Asked whether torture could be used to do so she said, "With the means at your disposal."

As her comments hit social media and news websites, Le Pen tweeted that she was the victim of a “malicious interpretation”, insisting that she meant “legal means, obviously not torture”.

But the tweet does not seem to have reached Gilbert Collard, an MP elected on the Front National’s Rassemblement Bleu Marine ticket.

“Torture for torture’s sake is appalling,” he told BFMTV’s rival, i-Télé but he described a refusal to use it if it can save lives as “cowardice”.

“If, to save 20 or 10 or two or one life, I have to mistreat a torturer, I do it,” Collard said. “I do it with disgust but these choices are absolutely courageous.”

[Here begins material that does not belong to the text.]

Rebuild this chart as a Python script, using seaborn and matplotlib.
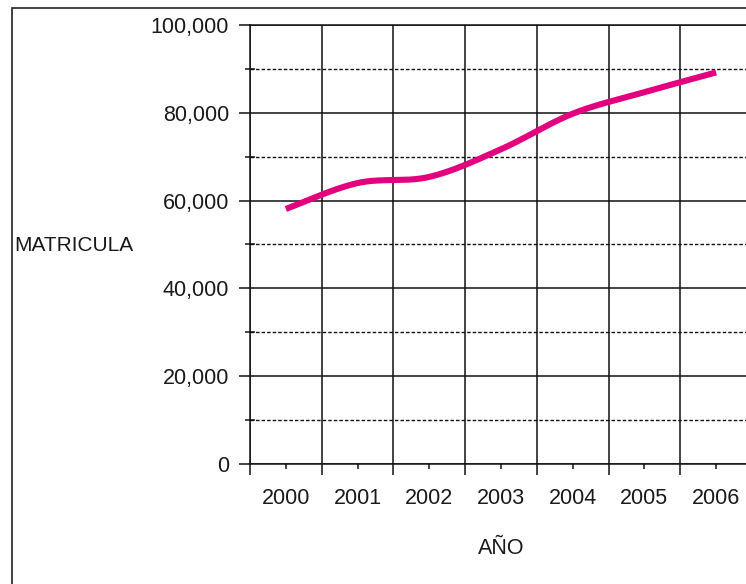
import numpy as np
import pandas as pd
import matplotlib
matplotlib.use("Agg")
import matplotlib.pyplot as plt
import seaborn as sns
from matplotlib.ticker import FixedLocator, NullFormatter, FixedFormatter, FuncFormatter
from matplotlib.patches import Rectangle

# Enrollment per year
years = ["2000", "2001", "2002", "2003", "2004", "2005", "2006"]
matricula = [58100, 64000, 65400, 71700, 79800, 84700, 89200]
y_major = [0, 20000, 40000, 60000, 80000, 100000]
y_minor = [10000, 30000, 50000, 70000, 90000]

LINE_COLOR = "#E2007E"
TEXT_COLOR = "#1a1a1a"
FONT = ["Liberation Sans", "DejaVu Sans"]


def smooth_curve(xv, yv, steps=40):
    """Bezier smoothing with Catmull-Rom control points (spreadsheet-style smoothed line)."""
    pts = np.column_stack([xv, yv]).astype(float)
    ext = np.vstack([pts[0], pts, pts[-1]])
    parts = []
    n = len(pts)
    for i in range(n - 1):
        p0, p1, p2, p3 = ext[i], ext[i + 1], ext[i + 2], ext[i + 3]
        c1 = p1 + (p2 - p0) / 6.0
        c2 = p2 - (p3 - p1) / 6.0
        t = np.linspace(0, 1, steps, endpoint=(i == n - 2))[:, None]
        seg = ((1 - t) ** 3) * p1 + 3 * ((1 - t) ** 2) * t * c1 + 3 * (1 - t) * (t ** 2) * c2 + (t ** 3) * p2
        parts.append(seg)
    out = np.vstack(parts)
    return out[:, 0], out[:, 1]


sns.set_style("white")
plt.rcParams["font.family"] = FONT

W, H = 746, 584
fig = plt.figure(figsize=(W / 100, H / 100), dpi=100)
fig.patch.set_facecolor("white")

# plot area (its right edge runs past the figure border)
left, top, right, bottom = 250, 25, 752, 464
ax = fig.add_axes([left / W, 1 - bottom / H, (right - left) / W, (bottom - top) / H])

xpos = np.arange(len(years))
sx, sy = smooth_curve(xpos, matricula)
curve = pd.DataFrame({"pos": sx, "matricula": sy})
sns.lineplot(data=curve, x="pos", y="matricula", ax=ax, color=LINE_COLOR,
             linewidth=4.4, sort=False, estimator=None, solid_capstyle="butt",
             zorder=5)

ax.set_xlim(-0.5, len(years) - 0.5)
ax.set_ylim(0, 100000)

# category boundaries inside the visible area
ax.xaxis.set_major_locator(FixedLocator(np.arange(-0.5, len(years) - 1, 1.0)))
ax.xaxis.set_major_formatter(NullFormatter())
ax.xaxis.set_minor_locator(FixedLocator(xpos))
ax.xaxis.set_minor_formatter(FixedFormatter(years))

ax.yaxis.set_major_locator(FixedLocator(y_major))
ax.yaxis.set_major_formatter(FuncFormatter(lambda v, p: f"{int(v):,}"))
ax.yaxis.set_minor_locator(FixedLocator(y_minor))
ax.yaxis.set_minor_formatter(NullFormatter())

ax.set_axisbelow(True)
ax.grid(which="major", axis="both", color="#111111", linewidth=1.1, linestyle="-")
ax.grid(which="minor", axis="y", color="#111111", linewidth=1.0, linestyle=(0, (2.5, 1.5)))

for side in ["left", "bottom", "top"]:
    ax.spines[side].set_visible(True)
    ax.spines[side].set_color("#111111")
    ax.spines[side].set_linewidth(1.1)
ax.spines["right"].set_visible(False)

ax.tick_params(axis="y", which="major", direction="out", length=7.9, width=1.1,
               pad=7.2, labelsize=15.5, labelcolor=TEXT_COLOR, color="#111111", left=True)
ax.tick_params(axis="y", which="minor", direction="inout", length=6.5, width=1.1,
               color="#111111", left=True)
ax.tick_params(axis="x", which="major", direction="out", length=7.9, width=1.1,
               color="#111111", bottom=True)
ax.tick_params(axis="x", which="minor", direction="out", length=3.6, width=1.1,
               pad=13.5, labelsize=15.5, labelcolor=TEXT_COLOR, color="#111111", bottom=True)

ax.set_xlabel("")
ax.set_ylabel("")

fig.text(14 / W, 1 - 245 / H, "MATRICULA", ha="left", va="center",
         fontsize=15, color=TEXT_COLOR)
fig.text(501 / W, 1 - 548 / H, "AÑO", ha="center", va="center",
         fontsize=15.5, color=TEXT_COLOR)

# outer chart frame
fig.add_artist(Rectangle((12 / W, -0.2), 2.0, (1 - 8 / H) + 0.2,
                         transform=fig.transFigure, fill=False,
                         edgecolor="#222222", linewidth=1.2))

fig.savefig("out.png", dpi=100)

The US report found that CIA agents had used brutal techniques, including waterboarding, Russian roulette and unnecessary rectal feeding and then misled elected representatives about their use and effectiveness.

Seven of 39 detainees known to have been subjected to “enhanced interrogations” were found to have “produced no intelligence while in CIA custody," while others "provided significant accurate intelligence prior to or without having been subjected to these techniques", the report said.

French Socialist Party spokesperson Corinne Narassuiguin claimed that Le Pen’s “backpedalling” on Twitter demonstrated her “frivolity” in addressing the question, accusing the far-right leader of basing her analysis on the TV series 24.

“All intelligence experts know that such a scenario is improbable and it has been shown that torture does not produce viable information,” she said.

French generals have admitted that the use of torture was widespread during the Algerian War of Independence, a defeat for France that is still regretted by many right-wingers.

Le Pen's father, Jean-Marie, who founded the FN, has several times been accused of practising torture while serving as a paratrooper in Algeria.